## Dataset excerpt
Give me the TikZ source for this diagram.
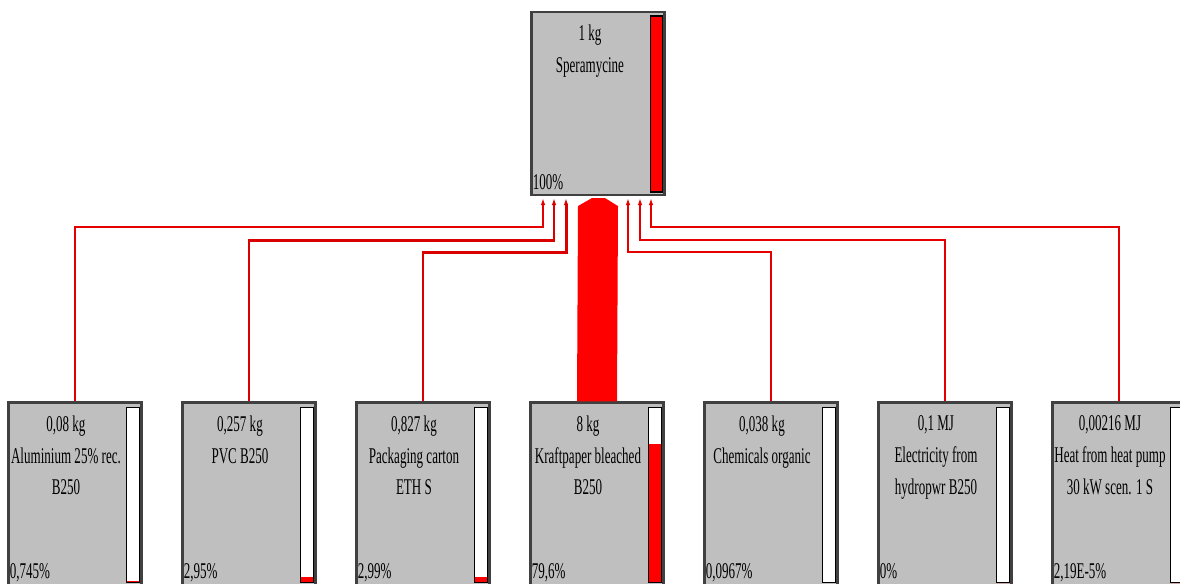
\documentclass[tikz,border=0pt]{standalone}
\usepackage{fontspec}
\setmainfont{Liberation Serif}[FakeStretch=0.58]
\usetikzlibrary{arrows.meta,calc}

\tikzset{
  procbox/.style={draw=black!75, line width=1.2pt, fill=black!25,
    minimum width=2.66cm, minimum height=3.66cm, inner sep=0pt},
  boxtext/.style={anchor=north, align=center, inner sep=0pt,
    font=\fontsize{12.8}{18}\selectfont},
  pcttext/.style={anchor=base west, inner sep=0pt,
    font=\fontsize{12.8}{18}\selectfont},
  barline/.style={draw=black, line width=.9pt},
  flowline/.style={draw=red!90!black, line width=1.1pt,
    -{Latex[length=4pt,width=2.6pt]}},
  thickflow/.style={flowline, draw=red!85!black, line width=1.7pt},
}

\begin{document}
\begin{tikzpicture}[x=0.02cm, y=-0.02cm, >=Latex]
  \clip (0,0) rectangle (1180,583);

  % output process
  \node[procbox] (prod) at (598,103.5) {};
  \draw[barline, fill=red] ($(prod.north east)+(-15,5)$) rectangle ($(prod.south east)+(-3,-4)$);
  \node[boxtext] (prod-txt) at ($(prod.north west)+(59.5,14)$) {1 kg\\Speramycine};
  \node[pcttext] (prod-pct) at ($(prod.south west)+(2,-7)$) {100\%};

  % input processes, bar filled by share
  \foreach \i/\amt/\name/\pct/\share in {
      1/{0,08 kg}/{Aluminium 25\% rec.\\B250}/{0,745\%}/0.00745,
      2/{0,257 kg}/{PVC B250}/{2,95\%}/0.0295,
      3/{0,827 kg}/{Packaging carton\\ETH S}/{2,99\%}/0.0299,
      4/{8 kg}/{Kraftpaper bleached\\B250}/{79,6\%}/0.796,
      5/{0,038 kg}/{Chemicals organic}/{0,0967\%}/0.000967,
      6/{0,1 MJ}/{Electricity from\\hydropwr B250}/{0\%}/0,
      7/{0,00216 MJ}/{Heat from heat pump\\30 kW scen. 1 S}/{2,19E-5\%}/0} {
    \node[procbox] (in\i) at (75+174*\i-174,494) {};
    \fill[white] ($(in\i.north east)+(-16,6)$) rectangle ($(in\i.south east)+(-3,-4)$);
    \fill[red] ($(in\i.south east)+(-16,-4)$) rectangle ($(in\i.south east)+(-3,-4-174*\share)$);
    \draw[barline] ($(in\i.north east)+(-16,6)$) rectangle ($(in\i.south east)+(-3,-4)$);
    \node[boxtext] (in\i-txt) at ($(in\i.north west)+(58.5,14)$) {\amt\\\name};
    \node[pcttext] (in\i-pct) at ($(in\i.south west)+(2,-8)$) {\pct};
  }

  % rails and inlets
  \coordinate (rail1) at (0,227);
  \coordinate (rail2) at (0,240);
  \coordinate (rail3) at (0,252);
  \coordinate (pin1) at ($(prod.south)+(-55,2)$);
  \coordinate (pin2) at ($(prod.south)+(-44,2)$);
  \coordinate (pin3) at ($(prod.south)+(-32,2)$);
  \coordinate (pin5) at ($(prod.south)+(30,2)$);
  \coordinate (pin6) at ($(prod.south)+(42,2)$);
  \coordinate (pin7) at ($(prod.south)+(53,2)$);

  \draw[flowline] (in1.north) |- (rail1 -| pin1) -- (pin1);
  \draw[thickflow] (in2.north) |- (rail2 -| pin2) -- (pin2);
  \draw[thickflow] (in3.north) |- (rail3 -| pin3) -- (pin3);
  \draw[flowline] (in5.north) |- (rail3 -| pin5) -- (pin5);
  \draw[flowline] (in6.north) |- (rail2 -| pin6) -- (pin6);
  \draw[flowline] (in7.north) |- (rail1 -| pin7) -- (pin7);
  \fill[red] ($(in4.north)+(-20,0)$) -- ($(prod.south)+(-20,10)$) -- ($(prod.south)+(-6,2)$)
    -- ($(prod.south)+(7,2)$) -- ($(prod.south)+(20,10)$) -- ($(in4.north)+(20,0)$) -- cycle;
\end{tikzpicture}
\end{document}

## Directions
Leave out the pictures, then repeat the listing above exactly from its first line to the line with "(prod-pct) at ($(prod.south", inclusive.

## Solution for this exercise
Give me the TikZ source for this diagram.
\documentclass[tikz,border=0pt]{standalone}
\usepackage{fontspec}
\setmainfont{Liberation Serif}[FakeStretch=0.58]
\usetikzlibrary{arrows.meta,calc}

\tikzset{
  procbox/.style={draw=black!75, line width=1.2pt, fill=black!25,
    minimum width=2.66cm, minimum height=3.66cm, inner sep=0pt},
  boxtext/.style={anchor=north, align=center, inner sep=0pt,
    font=\fontsize{12.8}{18}\selectfont},
  pcttext/.style={anchor=base west, inner sep=0pt,
    font=\fontsize{12.8}{18}\selectfont},
  barline/.style={draw=black, line width=.9pt},
  flowline/.style={draw=red!90!black, line width=1.1pt,
    -{Latex[length=4pt,width=2.6pt]}},
  thickflow/.style={flowline, draw=red!85!black, line width=1.7pt},
}

\begin{document}
\begin{tikzpicture}[x=0.02cm, y=-0.02cm, >=Latex]
  \clip (0,0) rectangle (1180,583);

  % output process
  \node[procbox] (prod) at (598,103.5) {};
  \draw[barline, fill=red] ($(prod.north east)+(-15,5)$) rectangle ($(prod.south east)+(-3,-4)$);
  \node[boxtext] (prod-txt) at ($(prod.north west)+(59.5,14)$) {1 kg\\Speramycine};
  \node[pcttext] (prod-pct) at ($(prod.south west)+(2,-7)$) {100\%};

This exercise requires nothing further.